Filipinos fight crisis—with food

 

When the Filipino is down or happy, he sings. That’s how karaoke and the Filipino become one in the mind of the world—a people born to sing. In this pandemic, however, the Filipino has developed another form of love expression—indeed, a form of solidarity against the new coronavirus disease (COVID-19).

Food.

Food has become the survival tool of Filipinos after many—too many to count—have lost or are losing their jobs and businesses. As if by reflex, many a home gets its kitchen churning out dishes, baking breads and desserts.

In this pandemic, food—cooking or baking—is the pushback of a people who don’t really complain a lot, certainly are not violent or given to revolt. We can suffer and cook at the same time, perhaps sing a song or two later. It’s not to say that’s something to emulate or perpetuate. That’s just the way it is.
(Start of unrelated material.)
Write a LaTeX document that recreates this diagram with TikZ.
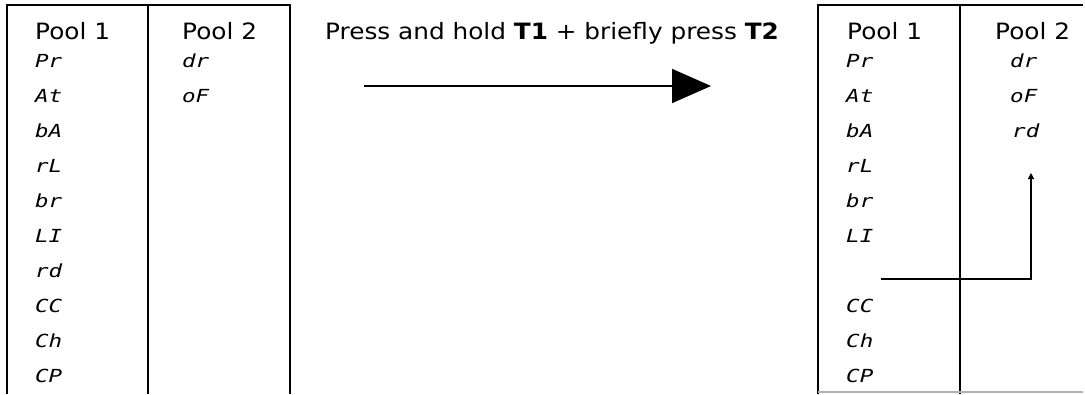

Resilience is in our DNA, programmed by centuries of exposures to scoundrels.

For those to whom survival is not an issue, cooking and baking—utilizing one’s hands and palate—have become the stress-busters. Filipinos, the old and the kids, are experimenting in the kitchen just to fight ennui caused by prolonged lockdown.

Heirloom recipes. Trendy breads. Artisanal foods. High-cuisine dishes recalibrated into accessible, ready-to-deliver specialties.Thus the birth of ube pan de sal, the mutations of which one can hardly keep track of. (Our advertising executive Kat Garcia turns out a good bunch.)

 

Joel de la Cruz’s “ube” cheese “ensaymada”

Not many know—because he’s not promoting it—that our finance executive Joel de la Cruz makes a very good ube/cheese ensaymada and is actually a secret cook and baker even years before the pandemic—halo halo buko pie, avocado ice cream, baked kalamay with buko strips.

One never thought the Philippines has so many kinds of longganisa. My world has suddenly gotten bigger beyond the Vigan longganisa to the Calumpit longganisa which my cousin’s in-laws are turning into a thriving enterprise in Bulacan.

Even the tortang alimasag I grew up enjoying and which I thought, as a kid, was my mother’s exclusive know-how from Obando—is being sold by a leading Malabon food entrepreneur.

Support the neighborhood

Just the other day, my son got suman from his coach’s mother; it’s actually good. We buy dishes from our neighbors—spicy chicken wings, kimchi—because my son believes we should support the neighborhood.

A tennis mate whose husband lost his job at ABS-CBN can turn out 12 cakes a day from her kitchen. She’s a superb cook and baker to begin with. I used to order her kimchi before the pandemic. Her latest rollout is banana cake.

Lifestyle has been reporting the latest food creations of home cooks/bakers, foodies, restaurateurs, chefs, kitchen explorers. There’s always something new, innovative, classic, traditional, comfort fare on the internet 24/7. The scarier the pandemic becomes, the greater the frenzy in the Filipino kitchen.

Are our cooking and baking running on uncontrolled nerves? If there’s nervous eating, now it’s nervous cooking—perhaps because people are insecure about their future.

But Filipinos have a way of doing it with care and love, just like how we care-give the world. An expat friend in tennis wants me to explain how Filipinos will survive the pandemic given the chaotic affairs of the state.

No ready answer. Or, perhaps there is. The Filipino is cooking and selling food as a sign of resilience. The Filipino is buying each other’s produce as a sign of solidarity.

Let’s hope this solidarity becomes the vote when the time comes.